Records with drawing code
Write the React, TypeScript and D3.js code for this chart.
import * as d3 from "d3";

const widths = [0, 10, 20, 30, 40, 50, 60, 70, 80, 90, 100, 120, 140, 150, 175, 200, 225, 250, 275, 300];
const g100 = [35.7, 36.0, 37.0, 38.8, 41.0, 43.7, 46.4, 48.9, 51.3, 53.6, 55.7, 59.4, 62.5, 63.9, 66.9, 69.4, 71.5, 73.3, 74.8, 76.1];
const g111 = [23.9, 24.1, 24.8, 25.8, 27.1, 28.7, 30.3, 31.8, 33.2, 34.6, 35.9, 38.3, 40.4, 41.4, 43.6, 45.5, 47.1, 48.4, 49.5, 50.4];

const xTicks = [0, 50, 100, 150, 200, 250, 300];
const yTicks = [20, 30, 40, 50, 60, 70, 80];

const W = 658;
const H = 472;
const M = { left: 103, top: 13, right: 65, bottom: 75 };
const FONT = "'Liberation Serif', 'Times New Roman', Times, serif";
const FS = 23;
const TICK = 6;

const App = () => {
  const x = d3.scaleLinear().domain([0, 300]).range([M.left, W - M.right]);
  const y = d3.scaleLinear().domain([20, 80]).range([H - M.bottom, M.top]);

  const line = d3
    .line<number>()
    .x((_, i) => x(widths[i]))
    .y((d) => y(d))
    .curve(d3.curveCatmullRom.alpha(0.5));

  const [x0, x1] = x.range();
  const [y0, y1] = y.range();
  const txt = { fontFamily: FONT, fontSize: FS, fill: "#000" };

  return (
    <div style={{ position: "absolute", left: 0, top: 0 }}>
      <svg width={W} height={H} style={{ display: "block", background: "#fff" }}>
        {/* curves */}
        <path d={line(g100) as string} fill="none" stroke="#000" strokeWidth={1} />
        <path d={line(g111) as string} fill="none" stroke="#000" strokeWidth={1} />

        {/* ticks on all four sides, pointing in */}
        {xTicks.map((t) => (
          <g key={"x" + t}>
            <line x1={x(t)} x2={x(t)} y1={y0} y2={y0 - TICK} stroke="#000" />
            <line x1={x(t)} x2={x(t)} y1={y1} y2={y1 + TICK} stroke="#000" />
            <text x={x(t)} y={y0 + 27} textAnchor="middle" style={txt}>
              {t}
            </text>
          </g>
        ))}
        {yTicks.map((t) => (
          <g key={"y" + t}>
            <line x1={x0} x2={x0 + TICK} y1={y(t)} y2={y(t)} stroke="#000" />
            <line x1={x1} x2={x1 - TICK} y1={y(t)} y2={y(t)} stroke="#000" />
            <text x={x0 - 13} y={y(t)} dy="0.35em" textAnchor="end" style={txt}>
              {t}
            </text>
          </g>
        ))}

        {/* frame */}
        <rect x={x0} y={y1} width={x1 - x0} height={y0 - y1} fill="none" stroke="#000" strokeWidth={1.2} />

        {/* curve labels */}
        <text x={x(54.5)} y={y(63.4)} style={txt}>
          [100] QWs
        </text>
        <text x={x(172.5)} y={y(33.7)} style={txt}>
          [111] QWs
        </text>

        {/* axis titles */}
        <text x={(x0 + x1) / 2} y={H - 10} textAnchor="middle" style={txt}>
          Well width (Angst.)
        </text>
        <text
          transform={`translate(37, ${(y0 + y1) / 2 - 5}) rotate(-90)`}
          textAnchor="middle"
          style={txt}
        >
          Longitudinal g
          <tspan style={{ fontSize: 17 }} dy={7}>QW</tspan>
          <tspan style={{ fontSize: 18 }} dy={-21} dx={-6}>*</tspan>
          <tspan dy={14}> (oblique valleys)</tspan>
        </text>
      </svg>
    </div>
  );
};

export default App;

--

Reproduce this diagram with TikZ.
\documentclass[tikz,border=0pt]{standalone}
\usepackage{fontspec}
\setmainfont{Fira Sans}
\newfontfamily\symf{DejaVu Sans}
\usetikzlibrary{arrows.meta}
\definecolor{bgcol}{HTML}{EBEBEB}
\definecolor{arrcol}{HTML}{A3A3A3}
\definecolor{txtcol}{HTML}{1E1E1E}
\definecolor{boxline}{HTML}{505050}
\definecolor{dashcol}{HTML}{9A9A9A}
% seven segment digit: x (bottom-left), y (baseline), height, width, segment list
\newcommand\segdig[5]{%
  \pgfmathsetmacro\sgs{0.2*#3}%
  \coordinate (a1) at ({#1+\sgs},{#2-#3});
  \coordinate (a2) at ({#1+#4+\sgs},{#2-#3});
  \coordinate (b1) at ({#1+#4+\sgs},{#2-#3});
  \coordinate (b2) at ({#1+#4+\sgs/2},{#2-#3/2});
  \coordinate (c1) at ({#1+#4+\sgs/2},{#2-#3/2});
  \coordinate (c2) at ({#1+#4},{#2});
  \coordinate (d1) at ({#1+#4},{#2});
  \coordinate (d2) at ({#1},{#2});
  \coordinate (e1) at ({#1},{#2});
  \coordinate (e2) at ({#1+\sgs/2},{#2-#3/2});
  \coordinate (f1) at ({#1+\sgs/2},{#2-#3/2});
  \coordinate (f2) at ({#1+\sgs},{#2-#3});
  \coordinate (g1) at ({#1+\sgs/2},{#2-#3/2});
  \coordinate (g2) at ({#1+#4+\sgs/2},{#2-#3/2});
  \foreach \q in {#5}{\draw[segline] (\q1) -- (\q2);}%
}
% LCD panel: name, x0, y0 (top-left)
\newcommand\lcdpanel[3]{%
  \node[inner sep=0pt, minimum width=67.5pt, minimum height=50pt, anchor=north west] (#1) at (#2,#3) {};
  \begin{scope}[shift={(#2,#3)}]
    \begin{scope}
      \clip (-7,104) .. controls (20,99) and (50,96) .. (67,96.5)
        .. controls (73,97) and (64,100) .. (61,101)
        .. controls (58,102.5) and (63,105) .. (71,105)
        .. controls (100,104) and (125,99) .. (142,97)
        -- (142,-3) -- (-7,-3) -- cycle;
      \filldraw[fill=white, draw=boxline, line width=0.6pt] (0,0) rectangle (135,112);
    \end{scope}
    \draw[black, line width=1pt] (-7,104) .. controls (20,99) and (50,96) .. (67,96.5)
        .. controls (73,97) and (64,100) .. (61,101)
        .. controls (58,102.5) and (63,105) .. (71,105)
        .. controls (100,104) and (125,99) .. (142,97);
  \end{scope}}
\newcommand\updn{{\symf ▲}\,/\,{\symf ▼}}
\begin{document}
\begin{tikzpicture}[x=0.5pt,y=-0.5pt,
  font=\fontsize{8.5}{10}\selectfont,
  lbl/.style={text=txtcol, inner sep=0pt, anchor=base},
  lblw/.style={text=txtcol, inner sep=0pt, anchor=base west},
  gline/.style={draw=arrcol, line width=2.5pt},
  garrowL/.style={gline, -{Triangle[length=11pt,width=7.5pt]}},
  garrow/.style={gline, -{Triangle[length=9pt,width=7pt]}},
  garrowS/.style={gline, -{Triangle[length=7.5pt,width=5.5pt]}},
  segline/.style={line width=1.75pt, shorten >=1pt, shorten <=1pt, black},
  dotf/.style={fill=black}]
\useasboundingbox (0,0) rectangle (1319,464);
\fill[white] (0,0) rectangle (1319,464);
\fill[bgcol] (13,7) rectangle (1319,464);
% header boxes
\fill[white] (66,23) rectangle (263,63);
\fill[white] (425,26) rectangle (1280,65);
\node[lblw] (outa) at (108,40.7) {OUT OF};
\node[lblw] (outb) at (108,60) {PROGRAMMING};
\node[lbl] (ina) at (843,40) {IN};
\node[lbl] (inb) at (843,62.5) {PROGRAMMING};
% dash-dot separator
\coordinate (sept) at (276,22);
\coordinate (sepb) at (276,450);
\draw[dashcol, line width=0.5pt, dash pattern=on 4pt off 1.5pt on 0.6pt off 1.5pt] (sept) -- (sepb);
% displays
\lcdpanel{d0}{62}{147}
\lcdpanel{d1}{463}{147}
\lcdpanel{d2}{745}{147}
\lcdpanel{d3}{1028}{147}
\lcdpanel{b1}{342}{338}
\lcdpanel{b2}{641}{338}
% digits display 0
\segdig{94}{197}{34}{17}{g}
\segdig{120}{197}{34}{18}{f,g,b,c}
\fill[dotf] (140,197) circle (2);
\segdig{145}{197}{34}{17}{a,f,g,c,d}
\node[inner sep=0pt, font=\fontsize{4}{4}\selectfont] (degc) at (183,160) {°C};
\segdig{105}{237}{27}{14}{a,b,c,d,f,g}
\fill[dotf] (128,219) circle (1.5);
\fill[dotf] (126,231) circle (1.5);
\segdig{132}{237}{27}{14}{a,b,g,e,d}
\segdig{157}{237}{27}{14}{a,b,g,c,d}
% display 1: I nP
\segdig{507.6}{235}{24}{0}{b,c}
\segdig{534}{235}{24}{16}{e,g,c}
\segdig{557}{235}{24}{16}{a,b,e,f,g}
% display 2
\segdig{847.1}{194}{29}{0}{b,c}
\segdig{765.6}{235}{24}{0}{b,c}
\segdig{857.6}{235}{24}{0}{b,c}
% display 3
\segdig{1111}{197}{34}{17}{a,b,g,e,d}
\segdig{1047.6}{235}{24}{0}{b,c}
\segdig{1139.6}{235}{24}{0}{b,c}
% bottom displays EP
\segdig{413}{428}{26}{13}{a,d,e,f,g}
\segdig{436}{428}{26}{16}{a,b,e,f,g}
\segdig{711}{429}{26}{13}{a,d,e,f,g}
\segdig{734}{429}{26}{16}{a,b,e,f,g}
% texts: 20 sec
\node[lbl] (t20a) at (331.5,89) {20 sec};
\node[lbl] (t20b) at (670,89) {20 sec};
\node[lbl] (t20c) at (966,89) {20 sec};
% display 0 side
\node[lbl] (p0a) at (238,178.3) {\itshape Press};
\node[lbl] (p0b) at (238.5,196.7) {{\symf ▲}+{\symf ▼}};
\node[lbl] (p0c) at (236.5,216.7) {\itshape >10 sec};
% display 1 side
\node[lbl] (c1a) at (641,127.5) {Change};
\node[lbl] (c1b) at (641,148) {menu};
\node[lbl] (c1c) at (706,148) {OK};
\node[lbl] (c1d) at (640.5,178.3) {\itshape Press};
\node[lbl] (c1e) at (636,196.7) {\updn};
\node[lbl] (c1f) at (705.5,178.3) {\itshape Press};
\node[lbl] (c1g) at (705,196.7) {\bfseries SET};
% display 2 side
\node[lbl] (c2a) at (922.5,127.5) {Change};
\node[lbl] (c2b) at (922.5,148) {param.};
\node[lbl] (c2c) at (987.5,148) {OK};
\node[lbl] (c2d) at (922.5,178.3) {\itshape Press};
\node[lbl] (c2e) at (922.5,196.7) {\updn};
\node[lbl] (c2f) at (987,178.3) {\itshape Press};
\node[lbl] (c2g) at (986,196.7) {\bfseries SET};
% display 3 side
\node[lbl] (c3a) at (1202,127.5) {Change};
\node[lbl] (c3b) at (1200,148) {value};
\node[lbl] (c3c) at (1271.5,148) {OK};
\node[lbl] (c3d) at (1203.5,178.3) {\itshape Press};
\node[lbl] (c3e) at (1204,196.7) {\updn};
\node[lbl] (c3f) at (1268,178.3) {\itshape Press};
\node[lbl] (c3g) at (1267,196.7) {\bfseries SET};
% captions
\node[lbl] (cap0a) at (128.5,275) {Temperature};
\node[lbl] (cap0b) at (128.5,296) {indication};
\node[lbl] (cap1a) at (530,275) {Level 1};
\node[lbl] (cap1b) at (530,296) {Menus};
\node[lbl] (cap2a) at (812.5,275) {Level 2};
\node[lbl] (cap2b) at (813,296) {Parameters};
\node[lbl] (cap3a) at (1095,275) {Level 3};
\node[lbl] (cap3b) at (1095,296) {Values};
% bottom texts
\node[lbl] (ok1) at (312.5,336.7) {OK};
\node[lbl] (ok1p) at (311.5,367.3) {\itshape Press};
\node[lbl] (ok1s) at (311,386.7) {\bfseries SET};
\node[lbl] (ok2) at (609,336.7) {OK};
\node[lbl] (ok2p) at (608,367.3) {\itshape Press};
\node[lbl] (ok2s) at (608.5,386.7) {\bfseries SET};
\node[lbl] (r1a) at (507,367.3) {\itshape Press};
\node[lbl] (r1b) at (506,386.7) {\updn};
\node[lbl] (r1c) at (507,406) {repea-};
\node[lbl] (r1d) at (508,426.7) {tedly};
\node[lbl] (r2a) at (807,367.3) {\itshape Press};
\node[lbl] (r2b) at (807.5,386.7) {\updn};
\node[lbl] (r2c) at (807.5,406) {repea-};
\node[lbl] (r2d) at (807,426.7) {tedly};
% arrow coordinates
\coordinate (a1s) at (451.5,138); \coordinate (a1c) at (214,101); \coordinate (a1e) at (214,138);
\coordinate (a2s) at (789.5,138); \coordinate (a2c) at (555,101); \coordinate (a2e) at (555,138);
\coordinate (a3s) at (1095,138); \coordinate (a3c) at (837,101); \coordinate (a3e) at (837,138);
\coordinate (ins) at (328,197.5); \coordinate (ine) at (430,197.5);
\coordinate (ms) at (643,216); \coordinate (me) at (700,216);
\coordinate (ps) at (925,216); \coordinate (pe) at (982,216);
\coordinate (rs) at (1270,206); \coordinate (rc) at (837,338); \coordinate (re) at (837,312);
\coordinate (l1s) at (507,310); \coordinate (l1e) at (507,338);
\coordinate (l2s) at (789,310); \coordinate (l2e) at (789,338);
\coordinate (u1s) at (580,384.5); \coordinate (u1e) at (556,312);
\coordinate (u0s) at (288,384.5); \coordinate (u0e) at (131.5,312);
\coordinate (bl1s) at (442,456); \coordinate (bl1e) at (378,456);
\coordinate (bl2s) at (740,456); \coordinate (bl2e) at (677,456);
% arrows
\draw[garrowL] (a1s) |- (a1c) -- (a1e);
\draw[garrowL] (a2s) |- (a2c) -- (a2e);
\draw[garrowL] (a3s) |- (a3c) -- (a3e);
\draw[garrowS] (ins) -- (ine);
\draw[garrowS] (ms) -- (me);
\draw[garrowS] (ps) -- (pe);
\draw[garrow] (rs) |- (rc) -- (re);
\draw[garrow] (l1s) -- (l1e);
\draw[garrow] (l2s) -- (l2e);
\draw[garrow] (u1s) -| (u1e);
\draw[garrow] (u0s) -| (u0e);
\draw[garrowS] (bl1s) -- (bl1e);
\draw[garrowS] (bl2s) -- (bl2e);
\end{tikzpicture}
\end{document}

(Given problem):
Extract the lines of the preceding material that run from the line with "Write the React, TypeScript" through the line with "import * as", inclusive, reproducing them exactly and adding nothing.

(Exercise output):
Write the React, TypeScript and D3.js code for this chart.
import * as d3 from "d3";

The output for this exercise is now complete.